Your task
In the material below, list every line carrying the string "that".

════

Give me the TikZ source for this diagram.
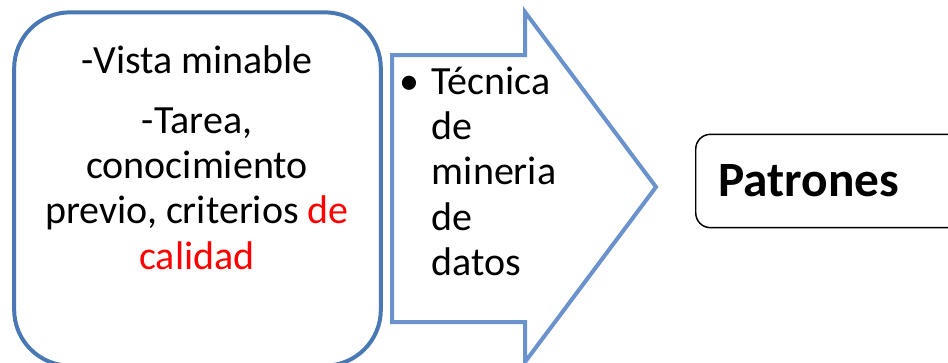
\documentclass[tikz,border=0pt]{standalone}
\usepackage{fontspec}
\setmainfont{Carlito}
\usepackage{xcolor}
\usetikzlibrary{positioning}
\definecolor{azul}{RGB}{74,120,180}
\definecolor{azulclaro}{RGB}{106,146,204}

\begin{document}
\begin{tikzpicture}[x=0.75pt,y=-0.75pt]
    % marco
    \clip (0,0) rectangle (948,362);

    % caja de entrada
    \node[draw=azul, line width=3pt, rounded corners=42pt, minimum width=275pt, minimum height=265pt, inner sep=0pt] (entrada) at (197.5,189) {};
    \node[anchor=north, align=center, inner sep=0pt, font=\fontsize{30}{34}\selectfont] (datosent) at (197,45)
        {-Vista minable\\[11pt]-Tarea,\\conocimiento\\previo, criterios \textcolor{red}{de}\\\textcolor{red}{calidad}};

    % flecha
    \draw[draw=azulclaro, line width=3pt] (392,55) -- (525,55) -- (525,12) -- (656,187) -- (525,362) -- (525,322) -- (392,322) -- cycle;
    \node[anchor=north west, inner sep=0pt, font=\fontsize{30}{34}\selectfont] (tecnica) at (399,62)
        {\begin{tabular}{@{}l@{}l@{}}\makebox[24.5pt][l]{\textbullet} & Técnica\\ & de\\ & mineria\\ & de\\ & datos\end{tabular}};

    % salida
    \node[draw, line width=1.1pt, rounded corners=11pt, anchor=west, minimum height=70pt, text width=165pt, inner xsep=17pt, align=left, font=\bfseries\fontsize{37}{41}\selectfont] (patrones) at (695,181) {Patrones};
\end{tikzpicture}
\end{document}
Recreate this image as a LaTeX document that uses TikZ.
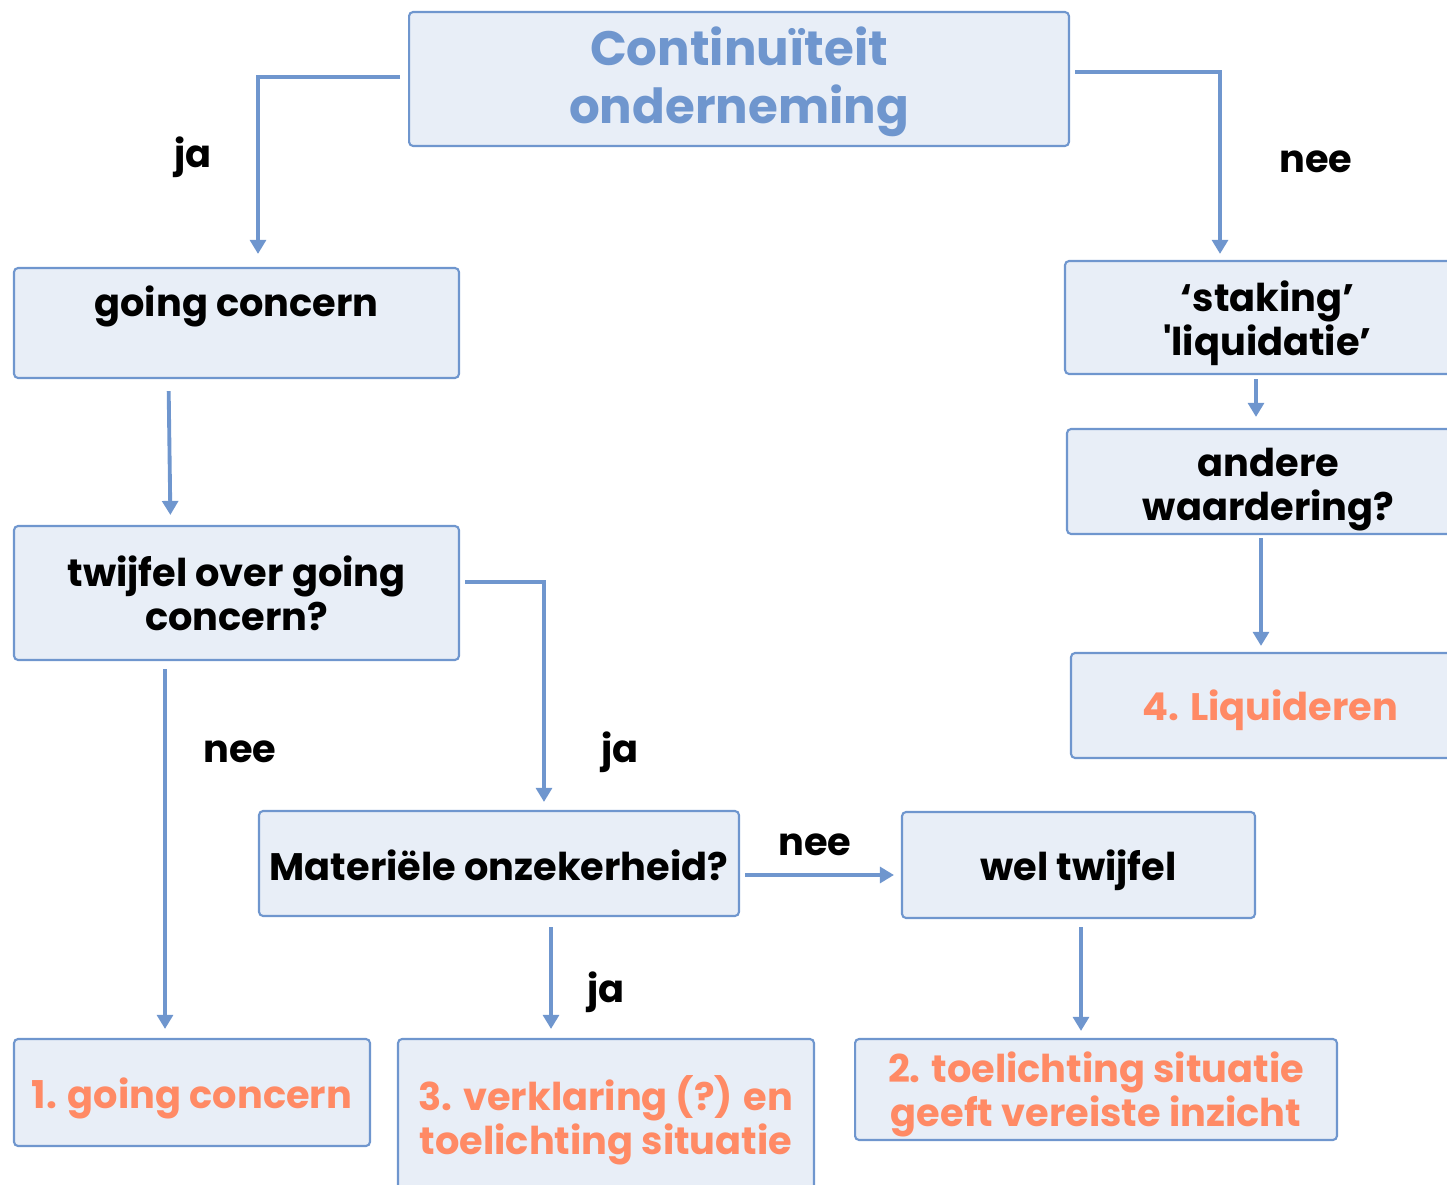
\documentclass[tikz,border=0pt]{standalone}
\usepackage{fontspec}
\setmainfont{Poppins}
\usetikzlibrary{arrows.meta}
\definecolor{lineblue}{HTML}{6F96CE}
\definecolor{boxfill}{HTML}{E8EEF7}
\definecolor{resorange}{HTML}{FF8A65}
% invisible strut that pushes the first line down
\newcommand{\tstrut}[1]{\rule{0pt}{#1}}
\begin{document}
\begin{tikzpicture}[x=0.02cm, y=-0.02cm,
	box/.style = {draw = lineblue, fill = boxfill, line width = 1.2pt, rounded corners = 0.08cm,
		inner sep = 0pt, align = center, font = \bfseries\fontsize{21.8}{25}\selectfont},
	result/.style = {box, text = resorange},
	arr/.style = {draw = lineblue, line width = 2.2pt, -{Triangle[width = 9pt, length = 8pt]}},
	lbl/.style = {font = \bfseries\fontsize{21.8}{25}\selectfont}]
\useasboundingbox (0,0) rectangle (1447,1185);

\node[box, minimum width = 13.2cm, minimum height = 2.68cm, text = lineblue,
	font = \bfseries\fontsize{27.5}{33}\selectfont] (top) at (739,79) {\tstrut{25pt}Continuïteit\\onderneming};

\node[box, minimum width = 8.9cm, minimum height = 2.2cm] (gc) at (236.5,323) {going concern\\~};
\node[box, minimum width = 8.9cm, minimum height = 2.68cm] (twijfel) at (236.5,593) {twijfel over going\\concern?};
\node[box, minimum width = 9.6cm, minimum height = 2.1cm] (mat) at (499,863.5) {\tstrut{19pt}Materiële onzekerheid?};
\node[box, minimum width = 7.06cm, minimum height = 2.12cm] (wel) at (1078.5,865) {\tstrut{23pt}wel twijfel};

\node[box, minimum width = 8.1cm, minimum height = 2.26cm] (staking) at (1267.5,317.5) {\tstrut{24pt}‘staking’\\\textquotesingle liquidatie’};
\node[box, minimum width = 8.06cm, minimum height = 2.1cm] (andere) at (1268.5,481.5) {\tstrut{25.5pt}andere\\waardering?};

\node[result, minimum width = 7.12cm, minimum height = 2.14cm] (res1) at (192,1092.5) {\tstrut{24pt}1. going concern};
\node[result, minimum width = 8.32cm, minimum height = 3.24cm] (res3) at (606,1120) {3. verklaring (?) en\\toelichting situatie};
\node[result, minimum width = 9.64cm, minimum height = 2.02cm] (res2) at (1096,1089.5) {\tstrut{23pt}2. toelichting situatie\\geeft vereiste inzicht};
\node[result, minimum width = 7.98cm, minimum height = 2.1cm] (res4) at (1270.5,705.5) {\tstrut{23pt}4. Liquideren};

% connectors
\draw[arr, shorten < = 0.16cm, shorten > = 0.26cm] ([yshift = 0.04cm]top.west) -| ([xshift = 0.43cm]gc.north);
\draw[arr, shorten < = 0.1cm, shorten > = 0.12cm] ([yshift = 0.14cm]top.east) -| ([xshift = -0.95cm]staking.north);
\draw[arr, shorten < = 0.24cm, shorten > = 0.2cm] ([xshift = -1.36cm]gc.south) -- ([xshift = -1.32cm]twijfel.north);
\draw[arr, shorten < = 0.1cm, shorten > = 0.16cm] ([yshift = 0.22cm]twijfel.east) -| ([xshift = 0.9cm]mat.north);
\draw[arr, shorten < = 0.16cm, shorten > = 0.18cm] ([xshift = -1.43cm]twijfel.south) -- ([xshift = -0.54cm]res1.north);
\draw[arr, shorten < = 0.1cm, shorten > = 0.14cm] ([yshift = -0.23cm]mat.east) -- ([yshift = -0.2cm]wel.west);
\draw[arr, shorten < = 0.2cm, shorten > = 0.18cm] ([xshift = 1.04cm]mat.south) -- ([xshift = -1.1cm]res3.north);
\draw[arr, shorten < = 0.16cm, shorten > = 0.14cm] ([xshift = 0.05cm]wel.south) -- ([xshift = -0.3cm]res2.north);
\draw[arr, shorten < = 0.08cm, shorten > = 0.22cm] ([xshift = -0.23cm]staking.south) -- ([xshift = -0.25cm]andere.north);
\draw[arr, shorten < = 0.06cm, shorten > = 0.12cm] ([xshift = -0.15cm]andere.south) -- ([xshift = -0.19cm]res4.north);

% labels
\node[lbl] (jaTop) at (193,157) {ja};
\node[lbl] (neeTop) at (1316,162) {nee};
\node[lbl] (neeGc) at (240,752) {nee};
\node[lbl] (jaGc) at (620,752) {ja};
\node[lbl] (neeMat) at (815,845) {nee};
\node[lbl] (jaMat) at (606,992) {ja};
\end{tikzpicture}
\end{document}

════

Solution for this task
Recreate this image as a LaTeX document that uses TikZ.
% invisible strut that pushes the first line down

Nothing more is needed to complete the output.